It looks like it only does a circular image and not a full frame, even at 35mm. Depends on what you are looking to do with it I suppose. My father-in-law has a russian fisheye lens, not sure if it's the same brand or not. It's pretty soft at best, but again it depends on what you want to do with the images, if you're not trying to print large format you're probably ok with a cheap one.


----------



## lukasf (Oct 31, 2010)

For full fisheye lens (180 degrees) you will every time obtain circular picture ... (this is how optics works). If you use it on non-full frame camera you will get partly circular picture, or you should use fish eye lens with less degrees for field of view ...

Yeah Peleng is a cheap one for some special/creative pictures ... Like LensBaby


----------



## Guest (Jun 3, 2011)

lukasf said:


> For full fisheye lens (180 degrees) you will every time obtain circular picture ... (this is how optics works). If you use it on non-full frame camera you will get partly circular picture, or you should use fish eye lens with less degrees for field of view ...
> 
> Yeah Peleng is a cheap one for some special/creative pictures ... Like LensBaby


It seems like the Canon 15mm I linked to in the Ken Rockwell review doesn't do this (circular picture only). I could be wrong as I've not used it myself.. The new Canon 8-15mm only seems to do full circle at 8mm but at 15mm you get mostly full-frame.

Sometimes effect lenses are fun  Especially when they are pretty inexpensive


----------



## lukasf (Oct 31, 2010)

Yes, and this is a difference between FULL (circular/180 degrees) fisheye - 8 mm and PARTIAL fish eye - 12-15 mm.

There is software for "stretching" circular or partly circular image to "normal" one.


----------



## Niteshooter (Aug 8, 2008)

I have the Canon EF 15mm full frame fisheye in my kit. It shoots a full frame image that takes in I think 180 degrees side to side. It has limited use but creates an extremely distinctive image.

Canon does not make an EF circular fisheye, they did make one for the FD series of lenses. That lens created a circular image with 360 degree field of view so you had to really think about how you tilted the camera to set up a shot.

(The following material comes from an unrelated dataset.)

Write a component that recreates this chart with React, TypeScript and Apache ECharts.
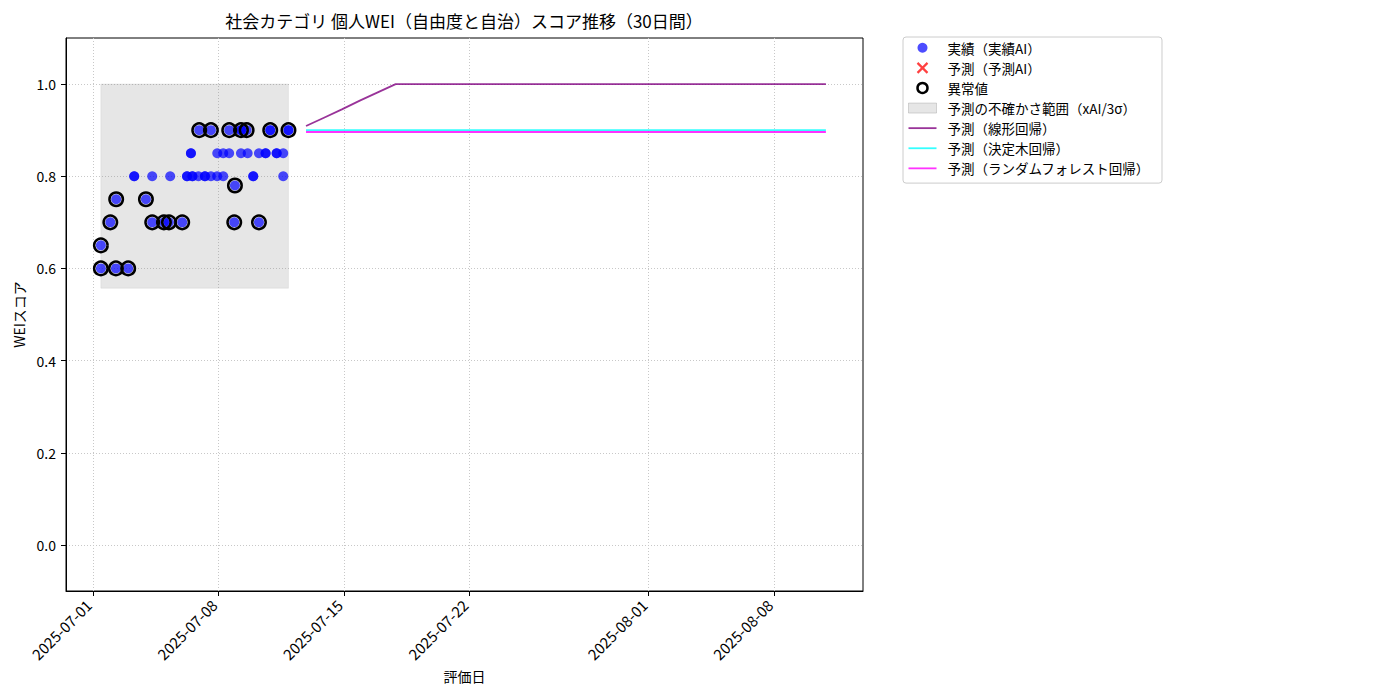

There is/was some really low cost circular fisheye on the market which would work with EF bodies.


----------



## Niteshooter (Aug 8, 2008)

Turns out Canon now has an 8mm - 15mm fisheye zoom. When used on a full frame body such as the 5D or 1Ds you get an 8mm circular fisheye and zoomed to 15mm you wind up with a 180 degree full frame shot. Price.... well kind of steep. Can't wait to get one at work to test drive.


----------



## Guest (Jun 9, 2011)

Yep I mentioned that one in my post above too  It's pretty pricey for me as well as it would be mostly an "effect" lens. I'm very happy with my 16-35 f/2.8L II lens as far as ultra-wide goes


----------



## Niteshooter (Aug 8, 2008)

You did, sorry missed it. Yup it's pricey, I can't say I would have a need to own one in my kit. Even the 15mm full frame fisheye is more of a novelty than working lens though I did use it before getting a full frame sensor camera as all my wide lenses weren't on the crop camera.


----------